Al Rosellini had wanted to come up to his CP; Dempsey had squelched this dead. Although the Governor had been less than gracious about the matter he had stayed in the command bunker beneath the State Capital Building in Olympia, sixty miles south of devastated Seattle.
“Good luck, General.”
Colin Dempsey handed the receiver back to the corpsman with the radio pack who was never more than six feet from his side.
“Fire in the hole!” Was the screamed warning.

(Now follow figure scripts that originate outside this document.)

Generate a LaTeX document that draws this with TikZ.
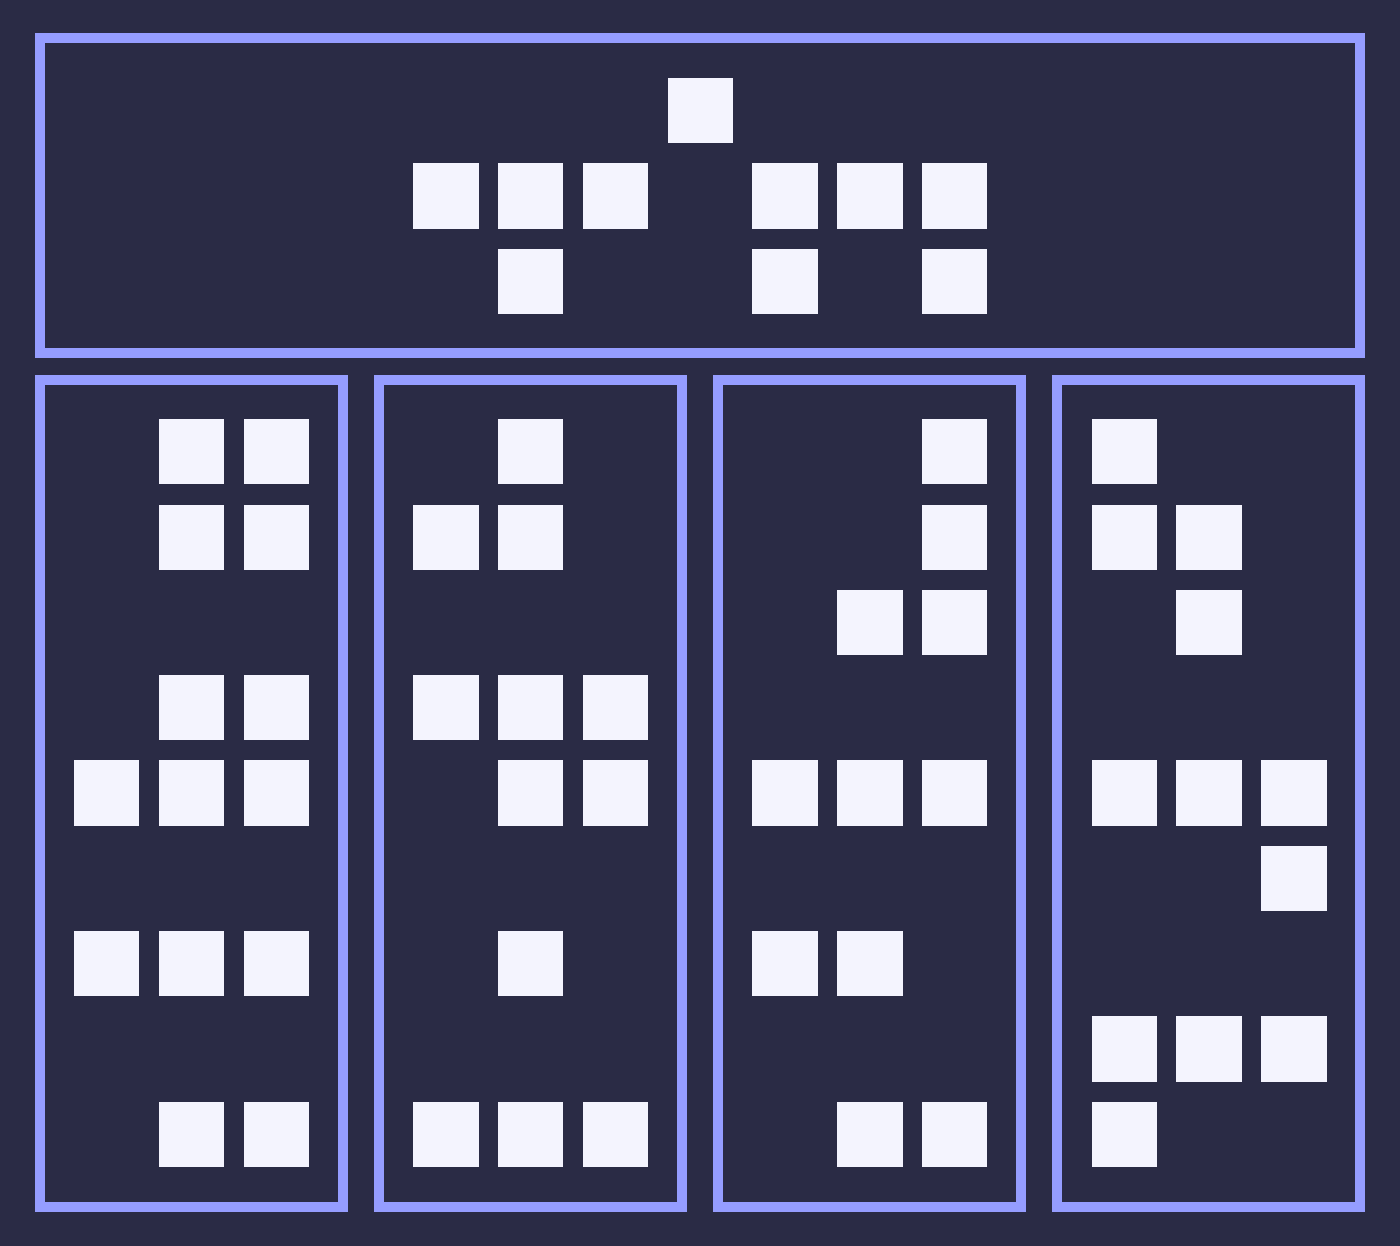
\documentclass[tikz,border=0pt]{standalone}
\definecolor{bgc}{HTML}{2A2B45}
\definecolor{framec}{HTML}{959DFF}
\definecolor{cellc}{HTML}{F4F4FE}
\begin{document}
\begin{tikzpicture}[x=0.01cm,y=-0.01cm,
  panel/.style={draw=framec,line width=0.1cm},
  cellsq/.style={fill=cellc}]
\fill[bgc] (0,0) rectangle (1400,1246);
\useasboundingbox (0,0) rectangle (1400,1246);
\draw[panel] (40,38) rectangle (1360,353);
\draw[panel] (40,380) rectangle (343,1207);
\draw[panel] (379,380) rectangle (682,1207);
\draw[panel] (718,380) rectangle (1021,1207);
\draw[panel] (1057,380) rectangle (1360,1207);
\foreach \c/\r in {
  7/0, 4/1,5/1,6/1,8/1,9/1,10/1, 5/2,8/2,10/2,
  1/4,2/4, 1/5,2/5, 1/7,2/7, 0/8,1/8,2/8, 0/10,1/10,2/10, 1/12,2/12,
  5/4, 4/5,5/5, 4/7,5/7,6/7, 5/8,6/8, 5/10, 4/12,5/12,6/12,
  10/4, 10/5, 9/6,10/6, 8/8,9/8,10/8, 8/10,9/10, 9/12,10/12,
  12/4, 12/5,13/5, 13/6, 12/8,13/8,14/8, 14/9, 12/11,13/11,14/11, 12/12}
  \fill[cellsq] ({74+84.8*\c},{78+85.3*\r}) rectangle ++(65.3,65.3);
\end{tikzpicture}
\end{document}
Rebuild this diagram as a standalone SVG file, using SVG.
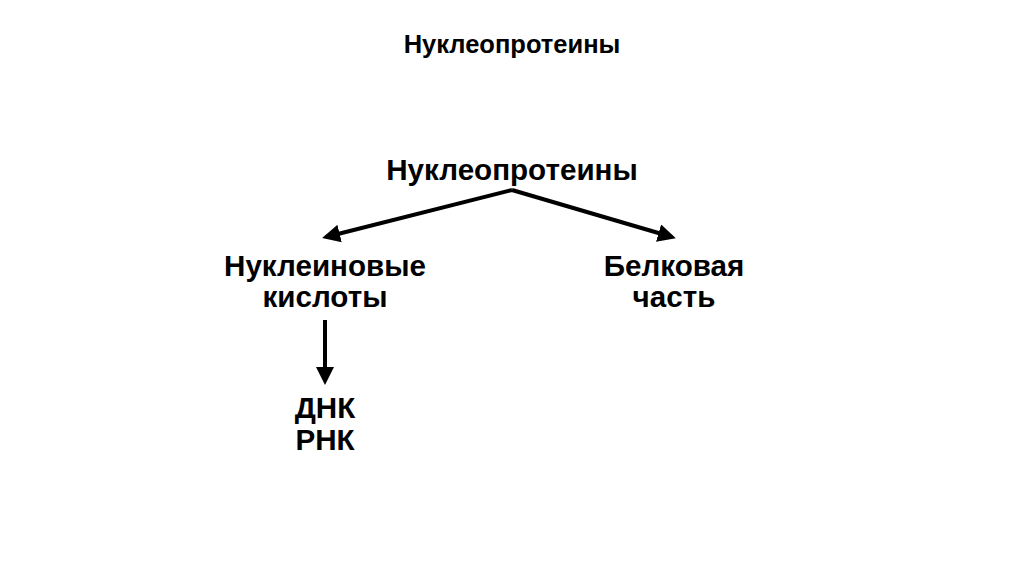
<svg xmlns="http://www.w3.org/2000/svg" width="1024" height="574" viewBox="0 0 1024 574">
<defs>
<marker id="ah" markerWidth="4.5" markerHeight="4.5" refX="3.5" refY="2.25" orient="auto" markerUnits="strokeWidth">
<path d="M0,0 L4.5,2.25 L0,4.5 Z" fill="#000"/>
</marker>
<style>
text{font-family:"Liberation Sans",Arial,sans-serif;font-weight:bold;fill:#000;text-anchor:middle}
.c{stroke:#000;stroke-width:4;fill:none;marker-end:url(#ah)}
</style>
</defs>
<rect width="1024" height="574" fill="#fff"/>
<text x="512" y="53" font-size="25.5">Нуклеопротеины</text>
<g id="root"><text x="512" y="180" font-size="29.6">Нуклеопротеины</text></g>
<g id="nucleic"><text x="325" y="276" font-size="29.6">Нуклеиновые</text><text x="325" y="307" font-size="29.6">кислоты</text></g>
<g id="protein"><text x="674" y="276" font-size="29.6">Белковая</text><text x="674" y="307" font-size="29.6">часть</text></g>
<g id="dna"><text x="325" y="418" font-size="29.6">ДНК</text><text x="325" y="450" font-size="29.6">РНК</text></g>
<g id="connectors">
<path class="c" d="M512,190 L326,237"/>
<path class="c" d="M512,190 L672,237"/>
<path class="c" d="M325,320 L325,381"/>
</g>
</svg>
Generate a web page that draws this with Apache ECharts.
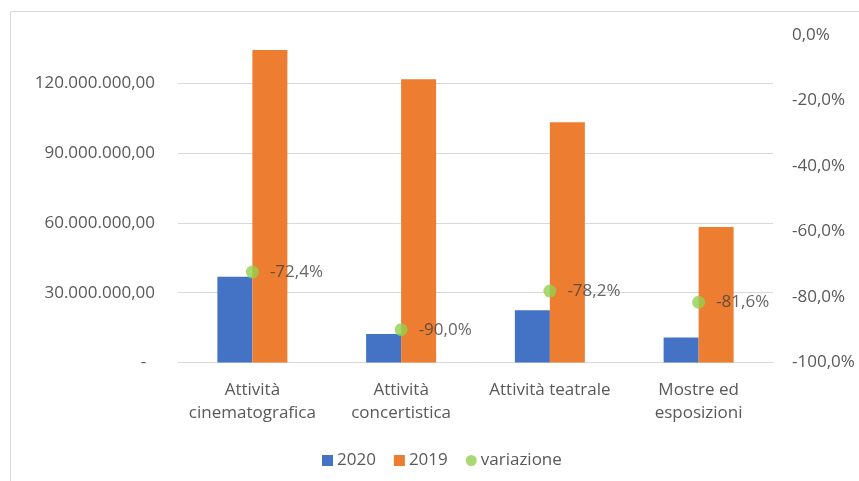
<!DOCTYPE html>
<html>
<head>
<meta charset="utf-8">
<script src="https://cdn.jsdelivr.net/npm/echarts@6/dist/echarts.min.js"></script>
<style>
  html, body { margin: 0; padding: 0; background: #fff; }
  #chart { width: 859px; height: 481px; }
</style>
</head>
<body>
<div id="chart"></div>
<script>
  // dati
  var categories = ['Attività\ncinematografica', 'Attività\nconcertistica', 'Attività teatrale', 'Mostre ed\nesposizioni']
  var values2020 = [36900000, 12200000, 22500000, 10700000]
  var values2019 = [134300000, 121800000, 103300000, 58300000]
  var variazione = [-0.724, -0.900, -0.782, -0.816]

  var font = 'Open Sans'
  var grigio = '#595959'

  function fmtEuro(v) {
    if (v === 0) return '-  '
    var s = Math.round(v).toString().replace(/\B(?=(\d{3})+(?!\d))/g, '.')
    return s + ',00'
  }
  function fmtPerc(v) {
    return (v * 100).toFixed(1).replace('.', ',') + '%'
  }

  var chart = echarts.init(document.getElementById('chart'))
  chart.setOption({
    animation: false,
    backgroundColor: '#fff',
    textStyle: { fontFamily: font },
    graphic: [{
      type: 'rect',
      shape: { x: 10.5, y: 11.5, width: 900, height: 500 },
      style: { fill: 'none', stroke: '#d9d9d9', lineWidth: 1 },
      silent: true
    }],
    grid: { left: 178, right: 86, top: 35, bottom: 118.5 },
    legend: {
      left: 317,
      top: 447,
      itemWidth: 11,
      itemHeight: 11,
      itemGap: 18,
      textStyle: { fontFamily: font, fontSize: 17, color: grigio, padding: [0, 0, 0, -1] },
      data: [
        { name: '2020', icon: 'rect' },
        { name: '2019', icon: 'rect' },
        { name: 'variazione', icon: 'circle' }
      ]
    },
    xAxis: {
      type: 'category',
      data: categories,
      axisTick: { show: false },
      axisLine: { lineStyle: { color: '#d9d9d9', width: 1 } },
      axisLabel: { fontFamily: font, fontSize: 17, color: grigio, lineHeight: 23, margin: 16, interval: 0 }
    },
    yAxis: [{
      type: 'value',
      min: 0,
      max: 140800000,
      interval: 30000000,
      axisLine: { show: false },
      axisTick: { show: false },
      splitLine: { showMaxLine: false, lineStyle: { color: '#d9d9d9', width: 1 } },
      axisLabel: { fontFamily: font, fontSize: 17, color: grigio, margin: 23, showMaxLabel: false, formatter: fmtEuro }
    }, {
      type: 'value',
      min: -1,
      max: 0,
      interval: 0.2,
      position: 'right',
      axisLine: { show: false },
      axisTick: { show: false },
      splitLine: { show: false },
      axisLabel: { fontFamily: font, fontSize: 17, color: grigio, margin: 19, formatter: fmtPerc }
    }],
    series: [{
      name: '2020',
      type: 'bar',
      data: values2020,
      barWidth: 35,
      barGap: '0%',
      itemStyle: { color: '#4472C4' }
    }, {
      name: '2019',
      type: 'bar',
      data: values2019,
      barWidth: 35,
      itemStyle: { color: '#ED7D31' }
    }, {
      name: 'variazione',
      type: 'scatter',
      yAxisIndex: 1,
      data: variazione,
      symbolSize: 13,
      z: 5,
      itemStyle: { color: '#92D050' },
      label: {
        show: true,
        position: 'right',
        distance: 11,
        fontFamily: font,
        fontSize: 17,
        color: '#404040',
        formatter: function (p) { return fmtPerc(p.value) }
      }
    }]
  })
</script>
</body>
</html>
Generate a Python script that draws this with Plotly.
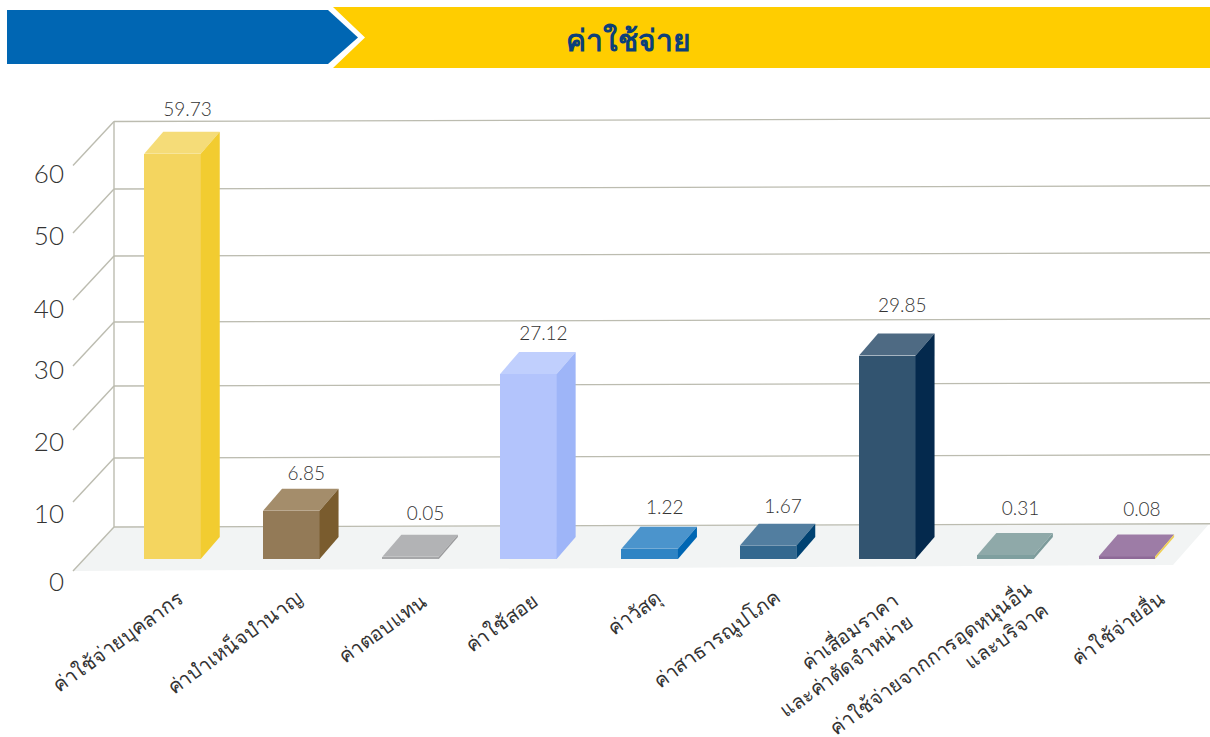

Dempsey covered his ears and opened his mouth just as the four 90-millimetre rifles of the M48s opened fire on the defenders of the burning school buses and trucks blocking Interstate 5 three miles south of Bellingham. The trees lit up with flashes of red-orange boiling fire as the four high-explosive round crashed in. It was point blank range for the big guns, less than a thousand yards. The tanks’ fifty-calibre heavy machine guns began to hose across the roadblock. Overhead the thrumming of the helicopters skimming fast across the tree tops, clinging to the folds in the land almost but not quite drowned out the banshee roaring of the Washington Air National Guard F-100 Super Sabre interceptors flying top cover. The F-100s were there to make a lot of noise and to confuse Bellingham’s defenders, their demonstration at heights of down to three or four thousand feet over the town would also mask the approach of the six Marine Corps Douglas A-1 Skyraiders. The arrival of the Skyraiders would turn the once sleepy, idyllic north-western port of Bellingham into a living Hell in the minutes before the Hueys dropped the first echelon of the assault group right on top of the enemy’s western defence perimeter.
Each soldier involved in the ground operation had been given a small square card twenty-four hours ago.
The operation you are about to take part in is to free an American town from the tyranny of murderers and criminals who have broken every rule of civil and military law. You are authorised to use lethal force. You are expressly forbidden to take prisoners until all operational objectives have been secured. Signed C.P. Dempsey, M/Gen. Commanding Bellingham Combined Task Force.